» What to produce
Retype the lines beneath this one, from the first through the line containing "fig = plt.figure(figsize=(W". Pictures are left out.

Code that draws figures
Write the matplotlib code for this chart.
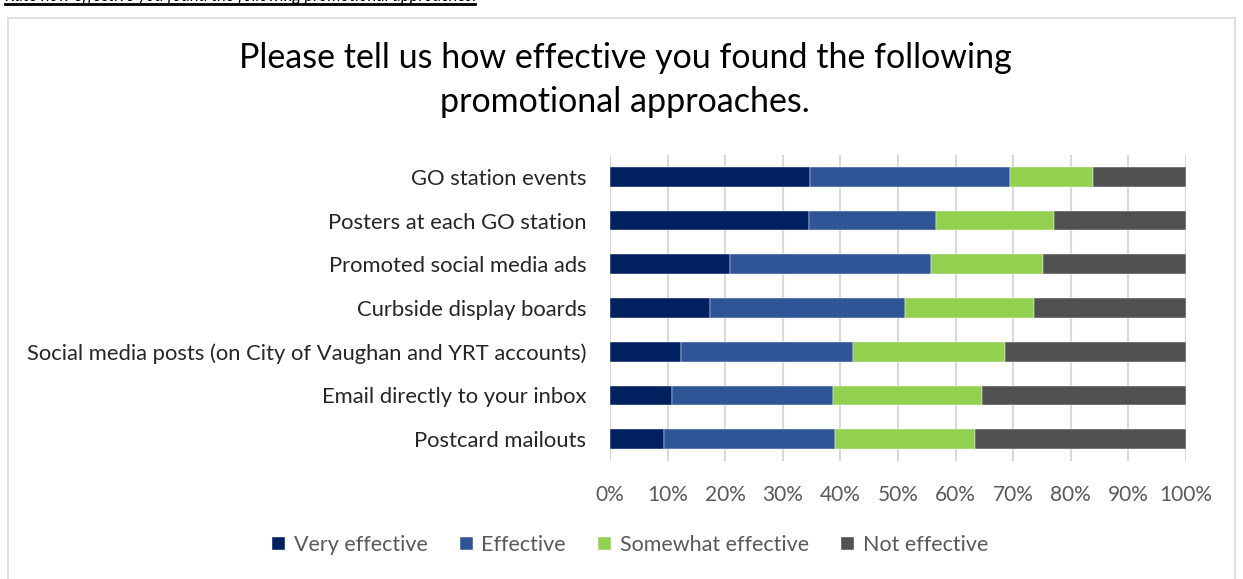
import matplotlib.pyplot as plt
import numpy as np
from matplotlib.patches import Rectangle

plt.rcParams["font.family"] = ["Lato", "DejaVu Sans"]

categories = [
    "GO station events",
    "Posters at each GO station",
    "Promoted social media ads",
    "Curbside display boards",
    "Social media posts (on City of Vaughan and YRT accounts)",
    "Email directly to your inbox",
    "Postcard mailouts",
]
very_effective = [34.7, 34.5, 20.8, 17.3, 12.3, 10.7, 9.3]
effective = [34.8, 22.1, 35.0, 34.0, 29.9, 28.1, 29.7]
somewhat_effective = [14.4, 20.5, 19.3, 22.3, 26.4, 25.7, 24.3]
not_effective = [16.1, 22.9, 24.9, 26.4, 31.4, 35.5, 36.7]

series_names = ["Very effective", "Effective", "Somewhat effective", "Not effective"]
colors = ["#002060", "#2f5597", "#92d050", "#515151"]
ticks = np.arange(0, 101, 10)

W, H = 1243, 579
fig = plt.figure(figsize=(W / 100, H / 100), dpi=100)

# chart border and the heading above it (cut off by the screenshot edge)
fig.patches.append(Rectangle((8 / W, -0.05), 1227 / W, 1 - 18 / H + 0.05,
                             transform=fig.transFigure, fill=False,
                             edgecolor="#d9d9d9", linewidth=1.2))
fig.text(5 / W, 1 - 1 / H, "Rate how effective you found the following promotional approaches:",
         fontsize=12, style="italic", va="baseline", ha="left")
fig.add_artist(plt.Line2D([5 / W, 475 / W], [1 - 4 / H, 1 - 4 / H],
                          transform=fig.transFigure, color="black", linewidth=2))

fig.text(625 / W, 1 - 80 / H,
         "Please tell us how effective you found the following\npromotional approaches.",
         ha="center", va="center", fontsize=24.5, color="#000000", linespacing=1.45)

ax = fig.add_axes([610 / W, 1 - 461 / H, 576 / W, 306 / H])

y = np.arange(len(categories))
left = np.zeros(len(categories))
for name, vals, c in zip(series_names,
                         [very_effective, effective, somewhat_effective, not_effective],
                         colors):
    ax.barh(y, vals, left=left, height=0.45, color=c, label=name,
            edgecolor="white", linewidth=0.3, zorder=3)
    left += np.array(vals)

ax.set_ylim(len(categories) - 0.5, -0.5)
ax.set_xlim(0, 100)
ax.set_yticks(y)
ax.set_yticklabels(categories, fontsize=15.8, color="#262626")
ax.set_xticks(ticks)
ax.set_xticklabels([f"{t}%" for t in ticks], fontsize=15, color="#595959")
ax.tick_params(axis="both", length=0)
ax.tick_params(axis="y", pad=17)
ax.tick_params(axis="x", pad=17)
ax.xaxis.grid(True, color="#d9d9d9", linewidth=1.5, zorder=0)
for s in ax.spines.values():
    s.set_visible(False)

handles, labels = ax.get_legend_handles_labels()
fig.legend(handles, labels, loc="center", bbox_to_anchor=(630 / W, 1 - 545 / H),
           ncol=4, frameon=False, fontsize=15.5, labelcolor="#595959",
           handlelength=0.6, handleheight=0.6, handletextpad=0.4, columnspacing=1.5)

fig.savefig("out.png", dpi=100)
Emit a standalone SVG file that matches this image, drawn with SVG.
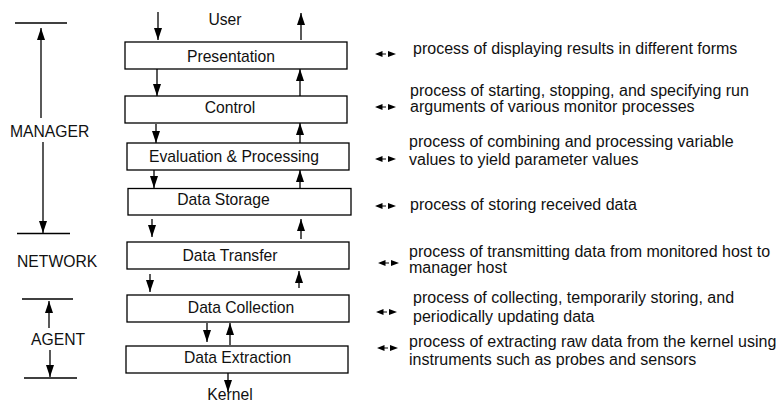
<svg xmlns="http://www.w3.org/2000/svg" width="779" height="403" viewBox="0 0 779 403">
<defs>
<marker id="ah" viewBox="0 0 12 8" refX="12" refY="4" markerWidth="12" markerHeight="8" orient="auto" markerUnits="userSpaceOnUse"><path d="M0,0 L12,4 L0,8 z" fill="#000"/></marker>
<g id="dbl"><path d="M0,0 L7.5,-3 L7.5,3 z M13,-3 L21,0 L13,3 z" fill="#000"/><line x1="7" y1="0" x2="11" y2="0" stroke="#000" stroke-width="1"/></g>
</defs>
<style>
text{font-family:"Liberation Sans",Arial,Helvetica,sans-serif;font-size:15.7px;fill:#111}
.d{font-size:16px}
.lbl{text-anchor:middle}
.box{fill:#fff;stroke:#000;stroke-width:1.3}
.c{stroke:#000;stroke-width:1.3;fill:none}
.a{stroke:#000;stroke-width:1.3;fill:none;marker-end:url(#ah)}
</style>
<rect width="779" height="403" fill="#fff"/>
<g id="connectors">
<line class="a" x1="158" y1="12" x2="158" y2="40"/>
<line class="a" x1="301" y1="40" x2="301" y2="13"/>
<line class="a" x1="157" y1="69" x2="157" y2="96"/>
<line class="a" x1="300" y1="96" x2="300" y2="69"/>
<line class="a" x1="156" y1="124" x2="156" y2="143"/>
<line class="a" x1="300" y1="143" x2="300" y2="123"/>
<line class="a" x1="154" y1="170" x2="154" y2="188"/>
<line class="a" x1="300" y1="189" x2="300" y2="170"/>
<line class="a" x1="152" y1="219" x2="152" y2="237"/>
<line class="a" x1="301" y1="239" x2="301" y2="219"/>
<line class="a" x1="150" y1="274" x2="150" y2="292"/>
<line class="a" x1="299" y1="288" x2="299" y2="271"/>
<line class="a" x1="207" y1="323" x2="207" y2="342"/>
<line class="a" x1="230" y1="345" x2="230" y2="323"/>
<line class="a" x1="228" y1="373" x2="228" y2="392"/>
<line class="c" x1="15" y1="23" x2="67" y2="23"/>
<line class="a" x1="41" y1="118" x2="41" y2="28"/>
<line class="a" x1="43" y1="142" x2="43" y2="233"/>
<line class="c" x1="17" y1="233.5" x2="70" y2="233.5"/>
<line class="c" x1="22" y1="299" x2="73" y2="299"/>
<line class="a" x1="49" y1="328" x2="49" y2="301"/>
<line class="a" x1="50" y1="350" x2="50" y2="377"/>
<line class="c" x1="24" y1="378" x2="77" y2="378"/>
<use href="#dbl" x="375" y="54"/>
<use href="#dbl" x="375" y="107"/>
<use href="#dbl" x="375" y="159"/>
<use href="#dbl" x="375" y="206"/>
<use href="#dbl" x="378" y="263"/>
<use href="#dbl" x="376" y="312"/>
<use href="#dbl" x="377" y="348"/>
</g>
<g id="left-labels">
<text x="10" y="137">MANAGER</text>
<text x="17" y="267">NETWORK</text>
<text x="31" y="345">AGENT</text>
<text class="lbl" x="225" y="25">User</text>
<text class="lbl" x="230" y="400">Kernel</text>
</g>
<g id="presentation"><rect class="box" x="125" y="42" width="222" height="27"/><text class="lbl" x="231" y="62">Presentation</text></g>
<g id="control"><rect class="box" x="125" y="96" width="222" height="27"/><text class="lbl" x="230" y="113">Control</text></g>
<g id="evaluation"><rect class="box" x="127" y="143" width="222" height="27"/><text class="lbl" x="234" y="162">Evaluation &amp; Processing</text></g>
<g id="storage"><rect class="box" x="128" y="188.5" width="223" height="26.5"/><text class="lbl" x="223.5" y="205">Data Storage</text></g>
<g id="transfer"><rect class="box" x="127" y="242" width="222" height="27"/><text class="lbl" x="230" y="261">Data Transfer</text></g>
<g id="collection"><rect class="box" x="127" y="295" width="222" height="27"/><text class="lbl" x="241" y="313">Data Collection</text></g>
<g id="extraction"><rect class="box" x="126" y="346" width="222" height="27"/><text class="lbl" x="237.5" y="363">Data Extraction</text></g>
<g id="descriptions">
<text class="d" x="413" y="54">process of displaying results in different forms</text>
<text class="d" x="410" y="96">process of starting, stopping, and specifying run</text>
<text class="d" x="410" y="112">arguments of various monitor processes</text>
<text class="d" x="409" y="147">process of combining and processing variable</text>
<text class="d" x="409" y="165">values to yield parameter values</text>
<text class="d" x="410" y="210">process of storing received data</text>
<text class="d" x="409" y="257">process of transmitting data from monitored host to</text>
<text class="d" x="409" y="273">manager host</text>
<text class="d" x="413" y="303">process of collecting, temporarily storing, and</text>
<text class="d" x="413" y="322">periodically updating data</text>
<text class="d" x="409" y="347">process of extracting raw data from the kernel using</text>
<text class="d" x="409" y="365">instruments such as probes and sensors</text>
</g>
</svg>
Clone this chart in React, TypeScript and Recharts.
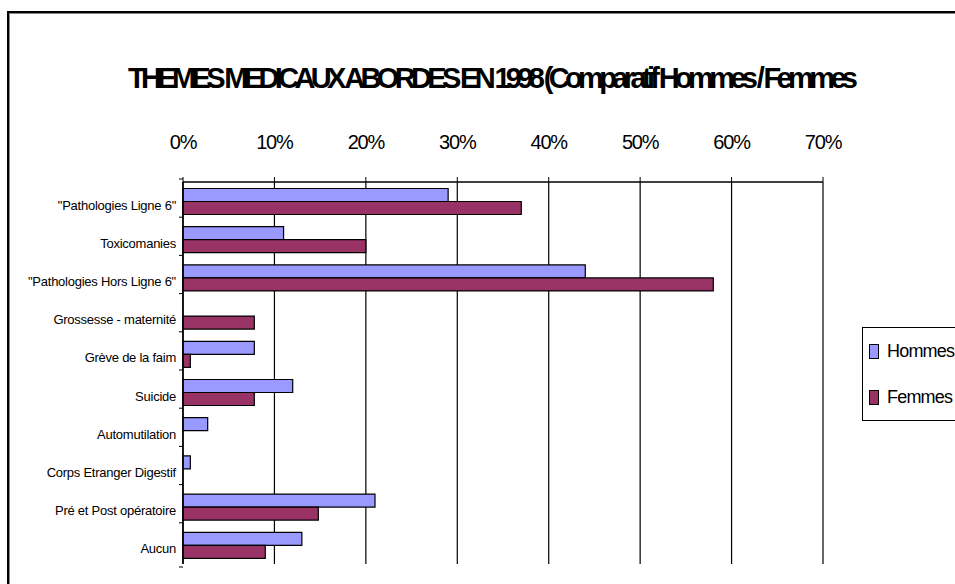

» Task output
Write the matplotlib code for this chart.
import matplotlib.pyplot as plt
import numpy as np
from matplotlib.patches import Rectangle

plt.rcParams["font.family"] = ["Lato", "DejaVu Sans"]

categories = [
    "GO station events",
    "Posters at each GO station",
    "Promoted social media ads",
    "Curbside display boards",
    "Social media posts (on City of Vaughan and YRT accounts)",
    "Email directly to your inbox",
    "Postcard mailouts",
]
very_effective = [34.7, 34.5, 20.8, 17.3, 12.3, 10.7, 9.3]
effective = [34.8, 22.1, 35.0, 34.0, 29.9, 28.1, 29.7]
somewhat_effective = [14.4, 20.5, 19.3, 22.3, 26.4, 25.7, 24.3]
not_effective = [16.1, 22.9, 24.9, 26.4, 31.4, 35.5, 36.7]

series_names = ["Very effective", "Effective", "Somewhat effective", "Not effective"]
colors = ["#002060", "#2f5597", "#92d050", "#515151"]
ticks = np.arange(0, 101, 10)

W, H = 1243, 579
fig = plt.figure(figsize=(W / 100, H / 100), dpi=100)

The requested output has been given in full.